If you have ever attended a trustee meeting, have you noticed how much of it is about closure? For example: Here is the university budget. Period. Here are the new faculty members we are hiring. Period. Here is the new master's degree program that we are starting. Period. Here are the plans for the new classroom center that we're starting to build tomorrow. Period. Here is the list of spring graduates. Period.

Then I get up to talk.

Well, I say, equivocating, the governor's proposed higher-education budget doesn't agree with the state senate's, so we might have a gap of a couple million dollars in our state subsidy. And one of our Congressional earmarks might be moved from Health and Human Services to the Defense Department because our representative switched committees -- but maybe not. And the city's tax revenues are down, so they may not get around to widening the street in front of the campus unless we contribute $100,000. And no one in Washington exactly knows what's going on with the reauthorization of the Higher Education Act, but the university might really be affected if Secretary Spellings has her way.

Closure? Not today. Perhaps tomorrow? Not likely.

Therefore, as I stand looking out my office window, I am worried about what I'm going to say and how I'm going to say it. Can I be upbeat while still conveying the mercurial nature of politics? Can I make myself look good even though my message is ambiguous at best?

Eventually, the board meeting happens. Fortunately, our tête-à-tête goes well enough.

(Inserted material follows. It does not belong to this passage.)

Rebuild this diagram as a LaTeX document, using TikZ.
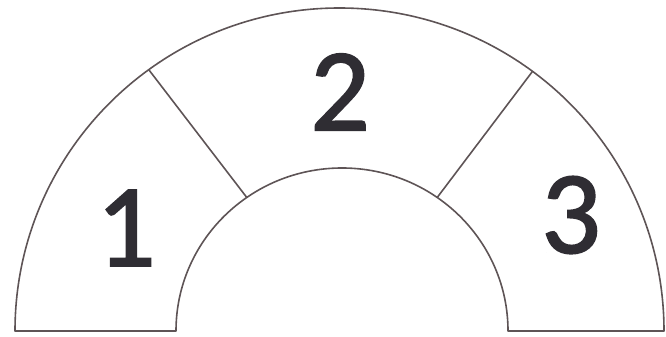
\documentclass[tikz,border=0pt]{standalone}
\usepackage{fontspec}
\setmainfont{Carlito}
\newfontfamily\digitfont[FakeBold=1.5]{Carlito}
\usetikzlibrary{calc}
\definecolor{edge}{HTML}{5E5456}
\definecolor{digit}{HTML}{2F2D33}
\tikzset{
  outline/.style={draw=edge, line width=1.6pt, line join=round},
  numlabel/.style={text=digit, font=\digitfont\fontsize{118}{118}\selectfont, inner sep=0pt, anchor=center}
}
\begin{document}
\begin{tikzpicture}[x=1pt,y=1pt]
\useasboundingbox (0,0) rectangle (666,337);
% key points
\coordinate (oc) at (339.5,6);
\coordinate (ic) at (342,6);
\coordinate (oL) at (15,6);
\coordinate (iR) at (508,6);
\coordinate (d1o) at ([shift={(126:324.5 and 323)}]oc);
\coordinate (d1i) at ([shift={(125:166 and 163)}]ic);
\coordinate (d2o) at ([shift={(53.5:324.5 and 323)}]oc);
\coordinate (d2i) at ([shift={(55:166 and 163)}]ic);
% outline
\draw[outline] (oL) arc[start angle=180, end angle=0, x radius=324.5, y radius=323]
  -- (iR) arc[start angle=0, end angle=180, x radius=166, y radius=163] -- cycle;
\draw[outline] (d1o) -- (d1i);
\draw[outline] (d2o) -- (d2i);
\node[numlabel] (n1) at (126,109) {1};
\node[numlabel] (n2) at (340,245) {2};
\node[numlabel] (n3) at (571,122) {3};
\end{tikzpicture}
\end{document}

I was pretty sure it would be all right. (Hindsight is more predictable than foresight.) The president seems satisfied. There are handshakes all around. And I am glad no one asks me about the bandages on my fingers.

Perhaps the trustees were just in a good mood, caught up in the pleasant atmosphere of summer on the campus. It just goes to show, when you're in politics, you have to use all the angles and hope for a nice day.

Peter Onear is the pseudonym of a vice president for government relations at a university in the Midwest.